# Start of Provided data

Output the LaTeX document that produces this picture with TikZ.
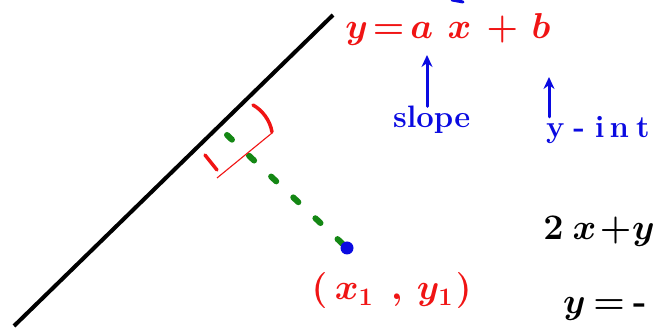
\RequirePackage{fix-cm}
\documentclass[tikz,border=0pt]{standalone}
\usepackage{amsmath}
\usetikzlibrary{arrows.meta,calc}
\definecolor{inkred}{RGB}{240,20,20}
\definecolor{inkblue}{RGB}{10,10,225}
\definecolor{inkgreen}{RGB}{20,135,20}
\newcommand{\cbx}[2]{\makebox[#1pt]{#2}}
\tikzset{
  hand/.style={inner sep=0pt, outer sep=0pt, anchor=base west, font=\fontsize{36}{42}\selectfont\bfseries\boldmath},
  redtxt/.style={hand, text=inkred},
  bluetxt/.style={hand, text=inkblue, font=\fontsize{31}{38}\selectfont\bfseries},
  blacktxt/.style={hand, text=black},
  bluearrow/.style={inkblue, line width=3pt, line cap=round, -{Stealth[length=12pt,width=11pt]}},
  redmark/.style={inkred, line width=3.5pt, line cap=round},
  perpline/.style={inkgreen, line width=6pt, line cap=round, dash pattern=on 7pt off 23.4pt},
}
\begin{document}
\begin{tikzpicture}[x=1pt,y=-1pt]
\useasboundingbox (0,0) rectangle (657,328);
\clip (0,0) rectangle (657,328);
% black line
\coordinate (L0) at (14,326);
\coordinate (L1) at (333,15);
\draw[line width=4pt] (L0) -- (L1);
% perpendicular from point
\coordinate (P) at (347,248);
\coordinate (F) at (227,135);
\draw[perpline] ($(P)!6pt!(F)$) -- (F);
\fill[inkblue] (P) circle (6.5pt);
% right-angle marker
\draw[inkred, line width=1.1pt] (217,178) -- (272,133);
\draw[redmark] (253,105) .. controls (262,110) and (270,120) .. (272,132);
\draw[redmark] (205,155) -- (217,170);
% equation
\node[redtxt] (eq) at (342,39) {\cbx{29.5}{$y$}\cbx{34}{$=$}\cbx{32.5}{$a$}\cbx{43}{$x$}\cbx{42.5}{$+$}\cbx{35}{$b$}};
% labels
\node[bluetxt] (slope) at (393,128) {slope};
\node[bluetxt] (yint) at (543,138) {\cbx{24.5}{y}\cbx{23.5}{-}\cbx{17.5}{i}\cbx{21.5}{n}\cbx{26}{t}};
\coordinate (A1) at (427,55);
\coordinate (A2) at (549,77);
\draw[bluearrow] (slope.north -| A1) -- (A1);
\draw[bluearrow] (yint.north -| A2) -- (A2);
% point label
\node[redtxt] (pt) at (306,300) {\cbx{27}{$($}\cbx{42}{$x_1$}\cbx{43.5}{$,$}\cbx{33}{$y_1$}\cbx{24.5}{$)$}};
% black equations
\node[blacktxt] (eq2) at (538,240) {\cbx{31}{$2$}\cbx{31}{$x$}\cbx{31}{$+$}\cbx{25}{$y$}};
\node[blacktxt] (eq3) at (557,314) {\cbx{35}{$y$}\cbx{34}{$=$}\cbx{28}{-}};
% blue stroke cut at top edge
\draw[inkblue, line width=3pt, line cap=round] (452,0) -- (463,2);
\end{tikzpicture}
\end{document}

# End of Provided data

Reproduce all of the material exactly, apart from the pictures.

Output the LaTeX document that produces this picture with TikZ.
\RequirePackage{fix-cm}
\documentclass[tikz,border=0pt]{standalone}
\usepackage{amsmath}
\usetikzlibrary{arrows.meta,calc}
\definecolor{inkred}{RGB}{240,20,20}
\definecolor{inkblue}{RGB}{10,10,225}
\definecolor{inkgreen}{RGB}{20,135,20}
\newcommand{\cbx}[2]{\makebox[#1pt]{#2}}
\tikzset{
  hand/.style={inner sep=0pt, outer sep=0pt, anchor=base west, font=\fontsize{36}{42}\selectfont\bfseries\boldmath},
  redtxt/.style={hand, text=inkred},
  bluetxt/.style={hand, text=inkblue, font=\fontsize{31}{38}\selectfont\bfseries},
  blacktxt/.style={hand, text=black},
  bluearrow/.style={inkblue, line width=3pt, line cap=round, -{Stealth[length=12pt,width=11pt]}},
  redmark/.style={inkred, line width=3.5pt, line cap=round},
  perpline/.style={inkgreen, line width=6pt, line cap=round, dash pattern=on 7pt off 23.4pt},
}
\begin{document}
\begin{tikzpicture}[x=1pt,y=-1pt]
\useasboundingbox (0,0) rectangle (657,328);
\clip (0,0) rectangle (657,328);
% black line
\coordinate (L0) at (14,326);
\coordinate (L1) at (333,15);
\draw[line width=4pt] (L0) -- (L1);
% perpendicular from point
\coordinate (P) at (347,248);
\coordinate (F) at (227,135);
\draw[perpline] ($(P)!6pt!(F)$) -- (F);
\fill[inkblue] (P) circle (6.5pt);
% right-angle marker
\draw[inkred, line width=1.1pt] (217,178) -- (272,133);
\draw[redmark] (253,105) .. controls (262,110) and (270,120) .. (272,132);
\draw[redmark] (205,155) -- (217,170);
% equation
\node[redtxt] (eq) at (342,39) {\cbx{29.5}{$y$}\cbx{34}{$=$}\cbx{32.5}{$a$}\cbx{43}{$x$}\cbx{42.5}{$+$}\cbx{35}{$b$}};
% labels
\node[bluetxt] (slope) at (393,128) {slope};
\node[bluetxt] (yint) at (543,138) {\cbx{24.5}{y}\cbx{23.5}{-}\cbx{17.5}{i}\cbx{21.5}{n}\cbx{26}{t}};
\coordinate (A1) at (427,55);
\coordinate (A2) at (549,77);
\draw[bluearrow] (slope.north -| A1) -- (A1);
\draw[bluearrow] (yint.north -| A2) -- (A2);
% point label
\node[redtxt] (pt) at (306,300) {\cbx{27}{$($}\cbx{42}{$x_1$}\cbx{43.5}{$,$}\cbx{33}{$y_1$}\cbx{24.5}{$)$}};
% black equations
\node[blacktxt] (eq2) at (538,240) {\cbx{31}{$2$}\cbx{31}{$x$}\cbx{31}{$+$}\cbx{25}{$y$}};
\node[blacktxt] (eq3) at (557,314) {\cbx{35}{$y$}\cbx{34}{$=$}\cbx{28}{-}};
% blue stroke cut at top edge
\draw[inkblue, line width=3pt, line cap=round] (452,0) -- (463,2);
\end{tikzpicture}
\end{document}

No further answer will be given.